Discovery of Cent. and E. Asia
- ...Nikolaj Mikhaylovich Przhevalsky was the first European to describe the wild horse, which was named the Przhevalsky horse in his honour?
- ... Przhevalsky's name has been given to a city, a mountain range, a glacier in Altaj, a cape and peninsula in the Kuril Islands, and many animals and plants?
- ... Przhevalsky died aged 40 of typhoid fever?
- ... Karakol, where Przhevalsky died in 1888, was renamed Przhevalsky in 1893?
- ... Issyk-kul Lake in Kyrgyzstan, visited by Przhevalsky, is one of the largest mountain lakes in the world?
- ... the Tian Shan mountain range is the sixth highest in the world?
- ... Przhevalsky was the first to investigate Lake Kukunor, the largest saline lake in the world, with a length of 105 kilometres and width of 65 kilometres?
- ... eastern Turkestan, where Przhevalsky's expedition travelled, is in the region known as Dzungaria: currently the Xinjiang Uyghur Autonomous Region, the largest province in communist China?
- Nikolaj Mikhaylovich Przhevalsky lived 9 years and 3 months in central Asia, travelled 33,000 kilometers, measured 900 heights barometrically and 63 locations astronomically. His investigations covered an enormous area, from Pamir to Great Chang'an, from Altaj to central Tibet, and he was the first European to enter many these places in these regions.
- His expeditions place him amongst the greatest travelers of all time.
- The expeditions lasted from 1870 to 1888.
- During the three-year Mongolian expedition, Przhevalsky travelled with three guides over 12,000 kilometers and explored 7,000 square miles.
- In 1879 and 1880, he undertook the Tibetan expedition, and with 13 guides, travelled over 8,000 kilometers.
- During his last expedition with 21 guides, he travelled 7,800 kilometers.

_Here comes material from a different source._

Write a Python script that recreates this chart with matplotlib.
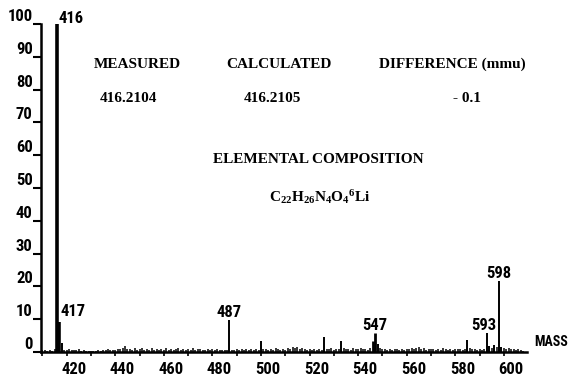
import matplotlib
matplotlib.use("Agg")
import matplotlib.pyplot as plt
import matplotlib.transforms as mtransforms
from matplotlib import font_manager

# ---- data ----
peak_mass = [416, 417, 418, 487, 500, 526, 533, 546, 547, 548, 585, 593, 594, 596, 598, 599]
peak_int = [100, 9.0, 2.8, 9.8, 3.4, 4.5, 3.4, 3.5, 5.9, 2.4, 3.7, 5.9, 1.8, 2.2, 21.5, 1.4]

noise_mass = list(range(410, 609))
noise_int = [
    # 410-419
    0.5, 0.6, 0.4, 0.5, 0.4, 0.9, 0.0, 0.0, 0.0, 0.7,
    # 420-429
    0.5, 0.8, 0.6, 0.7, 0.5, 0.8, 0.4, 0.6, 0.3, 0.4,
    # 430-439
    0.3, 0.4, 0.3, 0.6, 0.4, 0.7, 0.5, 0.9, 0.6, 0.5,
    # 440-449
    0.7, 1.0, 0.8, 1.1, 1.7, 0.8, 1.0, 0.6, 1.1, 0.5,
    # 450-459
    0.8, 1.2, 0.6, 0.9, 0.7, 1.2, 0.6, 0.8, 0.5, 1.0,
    # 460-469
    0.7, 1.3, 0.6, 0.9, 0.5, 0.8, 1.1, 0.6, 0.9, 0.5,
    # 470-479
    1.0, 0.7, 1.1, 0.6, 0.9, 1.0, 0.7, 0.5, 0.8, 0.6,
    # 480-489
    0.9, 0.6, 0.8, 0.5, 0.7, 0.6, 0.5, 0.0, 0.7, 0.6,
    # 490-499
    0.9, 0.5, 0.8, 0.7, 1.0, 0.6, 0.8, 0.5, 0.9, 0.7,
    # 500-509
    0.0, 0.8, 1.0, 0.6, 0.9, 0.7, 1.1, 0.8, 0.6, 1.0,
    # 510-519
    0.7, 1.2, 0.9, 1.5, 1.1, 1.6, 0.8, 1.3, 0.9, 0.6,
    # 520-529
    1.0, 0.7, 0.9, 0.6, 1.0, 0.7, 0.0, 1.0, 0.8, 1.1,
    # 530-539
    0.7, 1.0, 0.8, 0.0, 1.1, 0.9, 1.0, 0.7, 1.1, 0.8,
    # 540-549
    0.9, 1.2, 0.8, 1.0, 0.7, 1.1, 0.0, 0.0, 0.0, 1.2,
    # 550-559
    0.8, 1.0, 0.6, 0.9, 0.7, 1.0, 0.8, 0.6, 0.9, 0.7,
    # 560-569
    1.0, 0.8, 1.1, 0.9, 1.3, 1.6, 0.8, 1.2, 0.7, 1.0,
    # 570-579
    0.8, 0.9, 0.6, 1.0, 0.7, 1.1, 0.8, 0.6, 0.9, 0.7,
    # 580-589
    1.0, 0.8, 0.9, 0.7, 1.0, 0.0, 1.2, 0.8, 1.0, 0.7,
    # 590-599
    0.9, 0.6, 1.0, 0.0, 0.0, 1.2, 0.0, 1.4, 0.0, 0.0,
    # 600-608
    1.2, 0.9, 1.1, 0.8, 1.0, 0.7, 0.9, 0.6, 0.4,
]

y_ticks = [0, 10, 20, 30, 40, 50, 60, 70, 80, 90, 100]
x_major = [420, 440, 460, 480, 500, 520, 540, 560, 580, 600]
x_minor = [410, 430, 450, 470, 490, 510, 530, 550, 570, 590]
peak_labels = ["416", "417", "487", "547", "593", "598"]

# ---- fonts: look for a narrow / condensed sans face ----
fl = font_manager.fontManager.ttflist
tick_family = None
tick_stretch = "normal"
for name in ["Liberation Sans Narrow", "DejaVu Sans Condensed", "Roboto Condensed",
             "Open Sans Condensed", "Noto Sans Condensed"]:
    if any(f.name == name for f in fl):
        tick_family = name
        break
if tick_family is None:
    for f in fl:
        st = str(f.stretch)
        if st in ("condensed", "semi-condensed", "extra-condensed", "ultra-condensed") or \
                (st.isdigit() and int(st) < 500):
            if "Sans" in f.name or "Roboto" in f.name or "Inter" in f.name:
                tick_family = f.name
                tick_stretch = st
                break
if tick_family is None:
    tick_family = "Liberation Sans"

plt.rcParams['mathtext.fontset'] = 'custom'
plt.rcParams['mathtext.rm'] = 'Liberation Serif:bold'
plt.rcParams['mathtext.it'] = 'Liberation Serif:bold'
plt.rcParams['mathtext.bf'] = 'Liberation Serif:bold'

W, H = 571, 376
fig = plt.figure(figsize=(W / 100, H / 100), dpi=100)
ax = fig.add_axes([41 / W, 1 - 352 / H, (527 - 41) / W, (352 - 24) / H])
ax.set_xlim(409.4, 609.5)
ax.set_ylim(0, 100)

ax.vlines(noise_mass, 0, noise_int, color="black", linewidth=1.1)
widths = [2.6 if m in (416, 417) else (2.0 if m in (546, 547) else 1.4) for m in peak_mass]
ax.vlines(peak_mass, 0, peak_int, color="black", linewidth=widths)

for s in ("top", "right"):
    ax.spines[s].set_visible(False)
for s in ("left", "bottom"):
    ax.spines[s].set_linewidth(1.8)

tsize = 12 if tick_family != "Liberation Sans" else 10
tfont = dict(family=[tick_family, "DejaVu Sans"], weight="bold", size=tsize, stretch=tick_stretch)

ax.set_yticks(y_ticks)
ax.set_yticklabels([str(v) for v in y_ticks], **tfont)
for lab in ax.get_yticklabels():
    lab.set_verticalalignment("bottom")
ax.tick_params(axis="y", direction="out", length=6, width=1.5, pad=0)

ax.set_xticks(x_major)
ax.set_xticks(x_minor, minor=True)
ax.set_xticklabels([str(v) for v in x_major], **tfont)
ax.tick_params(axis="x", which="both", direction="out", length=3, width=1.2, pad=4)
off = mtransforms.ScaledTranslation(7 / 100, 0, fig.dpi_scale_trans)
for lab in ax.get_xticklabels():
    lab.set_transform(lab.get_transform() + off)

def ptxt(m, v, s, ha, dx=0, dy=0):
    t = ax.text(m, v, s, ha=ha, va="bottom", clip_on=False, **tfont)
    t.set_transform(ax.transData + mtransforms.ScaledTranslation(dx / 100, dy / 100, fig.dpi_scale_trans))

pk = dict(zip(peak_mass, peak_int))
ptxt(416, 100, peak_labels[0], "left", dx=1, dy=-2)
ptxt(417.4, pk[417] + 1.0, peak_labels[1], "left")
ptxt(487, pk[487], peak_labels[2], "center")
ptxt(547, pk[547], peak_labels[3], "center")
ptxt(593, pk[593], peak_labels[4], "center", dx=-3)
ptxt(598, pk[598], peak_labels[5], "center")

mfont = dict(tfont)
mfont["size"] = tsize - 2
fig.text(568 / W, 1 - 342 / H, "MASS", ha="right", va="center", **mfont)

sfont = dict(family=["Liberation Serif", "DejaVu Serif"], weight="bold", size=11)
fig.text(137 / W, 1 - 64 / H, "MEASURED", ha="center", va="center", **sfont)
fig.text(279 / W, 1 - 64 / H, "CALCULATED", ha="center", va="center", **sfont)
fig.text(452 / W, 1 - 64 / H, "DIFFERENCE (mmu)", ha="center", va="center", **sfont)
fig.text(128 / W, 1 - 98 / H, "416.2104", ha="center", va="center", **sfont)
fig.text(272 / W, 1 - 98 / H, "416.2105", ha="center", va="center", **sfont)
fig.text(467 / W, 1 - 98 / H, "- 0.1", ha="center", va="center", **sfont)
fig.text(318 / W, 1 - 160 / H, "ELEMENTAL COMPOSITION", ha="center", va="center", **sfont)
fig.text(320 / W, 1 - 197 / H, r"$\mathrm{C_{22}H_{26}N_{4}O_{4}{}^{6}Li}$", ha="center", va="center", size=11)

fig.savefig("out.png", dpi=100)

In November of 1870, Przhevalsky set out on his journey to central Asia. Starting from Kacha, he travelled across Mongolia to Peking, investigated the Suma-Chodi mountain range, the In-Shen and the watercourse of the Yellow river. He then crossed the Alashan desert and Alashan mountains. In 1872 he continued across Köke-núr to northern Tibet, and travelling via the central part of the Gobi desert and Urgu (today's Ulanbator) he returned to Kacha. His second journey took place in 1876-1877, across eastern Turkestan to the shifting lake Lob-núr, supposedly not visited by any European since Marco Polo. From there he continued to Altyn-Tagh, across the Tibetan highlands in the Tarim basin. The discovery of Altyn-Tagh moved the boundaries of the Tibetan plateau 300 kilometres north. During his third trip, 1879-1880, he got to Lake Kukunor, then Köke-núr and Si-Ning. Again, he returned home via the Gobi desert and Urgu to Kacha. His last trip was from 1883-1885. He set out from Kacha across the Gobi desert to the eastern side of the Tian Shan mountain range, explored the source of the Yangtze River, discovered Džarin-núr and Orin-núr lakes, went back to Kukunor across the Taklamakan desert, and crossed the Tian Shan mountains to get back to Karakol and Issyk-kul Lake. This was his most important journey. In 1888 he prepared another expedition. He set out from Samarkand towards the Russian-Chinese border, but fell ill on the Chu River and died in Karakol.